Praise the high yet humble God
The rich and powerful domesticate religion, making it an opiate to control the masses. But Israel’s God will have none of it! He sides always with society’s outcasts and most vulnerable against their oppressors.
1 Praise Yahveh!
You who serve Yahveh
praise Yahveh for all he’s shown himself to be.
2 May Yahveh’s good name
be blessed both now and forever.
3 Yahveh’s name is to be praised
everywhere on earth.
4 Yahveh reigns supreme over all the nations
his glory transcending the heavens.
5 Who could compare with Yahveh our God?
He’s enthroned so high
6 and yet he stoops down
to attend to the lowly heavens and earth.
7 He raises the poor up from the dirt
and lifts the wretched from the garbage dump
8 seating them with the best and brightest
the most influential among his people.
9 And the woman grieving in a childless home
he makes the happy mother of children.[1]
Jews still use this psalm in celebrating Passover, when God rescued Israel from slavery. Beginning a series of five praise psalms, it calls Yahveh’s servants to praise him for earning a reputation in all his dealings with Israel like no one else. By calling for universal praise, the psalm is both missionary and polemical, implying that no other power has a prior claim on us.

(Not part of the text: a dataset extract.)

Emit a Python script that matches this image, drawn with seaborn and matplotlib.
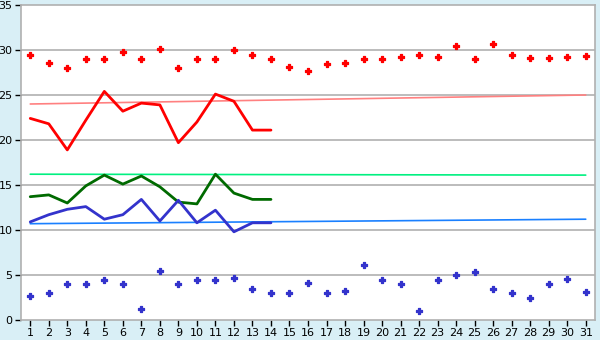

Everyone in the surrounding nations thought exaltation equaled the extreme arrogance and aloofness characteristic of their gods. By contrast, though Yahveh is the highest of the high, yet he cares enough for the lowest of the low—implicitly, the enslaved Israelites and their descendants—to bend down and pick them up out of the gutter. In a world that valued wealth and children above all else, garbage pickers and childless women were badly shunned and overlooked. But not by Yahveh!
Combining such extremes of exalted majesty and humble condescension in one person was no less shocking in ancient times than it is today. And Yahveh doesn’t just extract the outcast from their mess. He creates astonishing new possibilities for them. He empowers the weak and completely reverses their fortunes, underscoring the fact that he’s like no rival god and deserves everyone’s praise everywhere on earth, both now and always.
Jesus, your disciples sang this song the night you washed their feet and then wept alone in dark Gethsemane. They didn’t know they sang of you. Exalted beyond all our imagining, you laid aside your glory and came down to lift us up. I worship you, Jesus. Who can compare with you? Amen.
In your free moments today, meditate on these words:
He’s enthroned so high, and yet he stoops down
to attend to the lowly heavens and earth.
[1] The Hebrew text ends with “Praise Yahveh,” but it seems more likely that that call to praise belongs at the start of Ps. 114 instead. For more on this, see the note at Ps. 114:1.